The right-handed bull rider has yet to record a qualified ride on the BFTS (0-for-4), but he did become the first New Zealander to win a BlueDEF Tour event when he went 2-for-2, including a 91.5-point ride on Bottle Rocket, in Portland, Oregon, two weeks ago.
The victory helped him crack the Top 35 of the world standings after not qualifying to compete at the Choctaw Casino Iron Cowboy, powered by Kawasaki.
“When I got that text for Kansas City, that was my first BFTS event of course,” Babbington said. “This is what I have been dreaming about. This is where I want to be. I got a taste for it. Not getting into Arlington, I went up to Portland and it was my weekend to win that.”
He heads into this weekend’s Duluth Invitational 31st in the world standings.
Fellow Australian Justin Paton is 30th in the world standings – just 7.5 points ahead of Babbington – and is also fighting to remain on the BFTS. He also finished runner-up to Babbington in the 2015 PBR Australia championship race.
“Ah, he has been riding bulls longer than I can remember,” Paton said. “He has been sort of dominating the competition in Australia. He is probably the best New Zealander to ever come about I reckon. It is good to see him over here.
“There is no quit about him. He doesn’t give up until his head hits the ground.”
Babbington, who began to watch videos of Troy Dunn and Terry Don West once he decided to start riding bulls, understands he isn’t technically sound, which is in part because of his late start in the sport.
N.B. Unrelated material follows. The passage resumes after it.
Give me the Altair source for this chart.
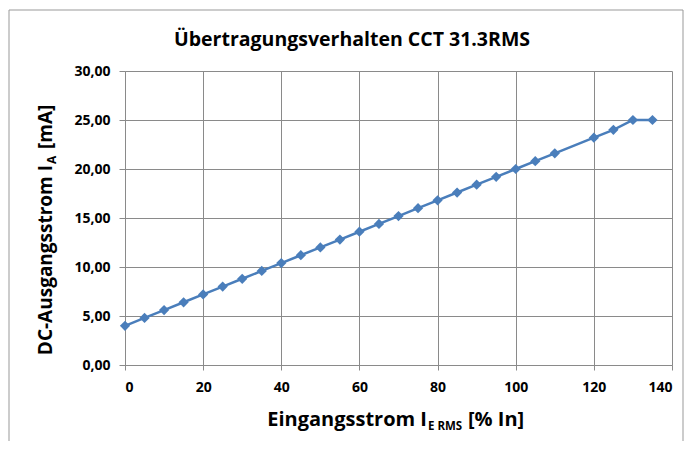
import altair as alt
import pandas as pd

x_vals = [0, 5, 10, 15, 20, 25, 30, 35, 40, 45, 50, 55, 60, 65, 70, 75, 80, 85, 90, 95, 100, 105, 110, 120, 125, 130, 135]
y_vals = [4.0, 4.8, 5.6, 6.4, 7.2, 8.0, 8.8, 9.6, 10.4, 11.2, 12.0, 12.8, 13.6, 14.4, 15.2, 16.0, 16.8, 17.6, 18.4, 19.2, 20.0, 20.8, 21.6, 23.2, 24.0, 25.0, 25.0]
x_ticks = [0, 20, 40, 60, 80, 100, 120, 140]
y_ticks = [0, 5, 10, 15, 20, 25, 30]

title_text = "Übertragungsverhalten CCT 31.3RMS"
FONT = "Open Sans"
GRID = "#8a8a8a"
BLUE = "#4a7ebb"

df = pd.DataFrame({"x": x_vals, "y": y_vals})

W, H = 547, 294

xenc = alt.X("x:Q", scale=alt.Scale(domain=[0, 140], nice=False),
             axis=alt.Axis(values=x_ticks, title=None, grid=True, gridColor=GRID,
                           domainColor=GRID, tickColor=GRID, tickSize=5,
                           labelFont=FONT, labelFontWeight="bold", labelFontSize=14,
                           labelColor="#000", labelPadding=10))
yenc = alt.Y("y:Q", scale=alt.Scale(domain=[0, 30], nice=False),
             axis=alt.Axis(values=y_ticks, title=None, grid=True, gridColor=GRID,
                           domainColor=GRID, tickColor=GRID, tickSize=6,
                           labelFont=FONT, labelFontWeight="bold", labelFontSize=14,
                           labelColor="#000", labelPadding=9,
                           labelExpr="replace(format(datum.value, '.2f'), '.', ',')"))

line = alt.Chart(df).mark_line(color=BLUE, strokeWidth=2.5).encode(x=xenc, y=yenc)
pts = alt.Chart(df).mark_point(shape="diamond", filled=True, color=BLUE, size=105, opacity=1).encode(x="x:Q", y="y:Q")

def txt(s, x, y, size, align="center", angle=0, baseline="alphabetic"):
    return alt.Chart(pd.DataFrame({"t": [s]})).mark_text(
        font=FONT, fontWeight="bold", fontSize=size, align=align, angle=angle,
        baseline=baseline, color="#000"
    ).encode(text="t:N", x=alt.value(x), y=alt.value(y))

title = txt(title_text, 227, -25, 19.5)

# x-axis title with subscript
xt1 = txt("Eingangsstrom I", 302, 355, 20, align="right")
xt2 = txt("E RMS", 303, 359, 11.5, align="left")
xt3 = txt("[% In]", 343, 355, 20, align="left")

# y-axis title with subscript (rotated)
yt1 = txt("DC-Ausgangsstrom I", -73, 94, 19, align="right", angle=270)
yt2 = txt("A", -69, 93, 12, align="left", angle=270)
yt3 = txt("[mA]", -73, 78, 19, align="left", angle=270)

frame_l = alt.Chart(pd.DataFrame({"a": [0]})).mark_rule(color="#999", strokeWidth=1).encode(
    x=alt.value(-116), y=alt.value(-61), y2=alt.value(420))
frame_t = alt.Chart(pd.DataFrame({"a": [0]})).mark_rule(color="#999", strokeWidth=1).encode(
    x=alt.value(-116), x2=alt.value(558), y=alt.value(-61))
frame_r = alt.Chart(pd.DataFrame({"a": [0]})).mark_rule(color="#999", strokeWidth=1).encode(
    x=alt.value(558), y=alt.value(-61), y2=alt.value(420))

chart = alt.layer(frame_l, frame_t, frame_r, line, pts, title, xt1, xt2, xt3, yt1, yt2, yt3).properties(
    width=W, height=H,
    autosize=alt.AutoSizeParams(type="none"),
    padding={"left": 117, "top": 63, "right": 12, "bottom": 76},
    background="white",
).configure_view(stroke=None)

chart.save("out.html", embed_options={"renderer": "svg", "actions": False})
Instead, Babbington relies on “keeping his hand shut” to make 8 seconds.
“I am just keeping my hand closed,” Babbington said. “When you get into that dead spot on a bull, I am not going to look off. I am just trying to be a cowboy.”
Babbington is honored to be the first New Zealand bull rider to find success in the PBR, but he admits he doesn’t want to think too much about representing an entire country in the arena.
He puts enough pressure on himself knowing his mom, Wendy, and father, Graeme, are cheering him on from home. Babbington also has one brother and sister.
“There are other guys that are in Canada and like that, but riding on the Built Ford Tough, I am the first,” Babbington said. “I am trying not to think about it. That would just be an extra weight on my shoulder. I am trying to keep that kind of weight off my shoulders I suppose. Like, mum is my biggest fan. My family is always waking up Sunday to see how I ride in the weekends. I try to not think about it too much.”
Babbington has drawn Kubota (0-0, BFTS) for Round 1 on Saturday night at the Duluth Invitational.
Babbington won the 2013 Australian Pro Rodeo Association bull riding title before winning the 2015 PBR Australia bull riding title last year.
Twelve years after accepting the risky dare, the New Zealander trailblazer has no plans on slowing down and is looking forward to attempting to qualify for the 2016 Built Ford Tough World Finals.
“I have been going after it pretty hard for the past 10 years to get over here and stay here,” Babbington concluded. “I just had a couple of hiccups with visas and stuff last year. That is all sorted out. I just want to stay over here to make the Finals for sure and hopefully get up in the Top 10.
“I have won every major thing there is there. I am finished in Aussie and this is where I want to be now. I want to be in America.”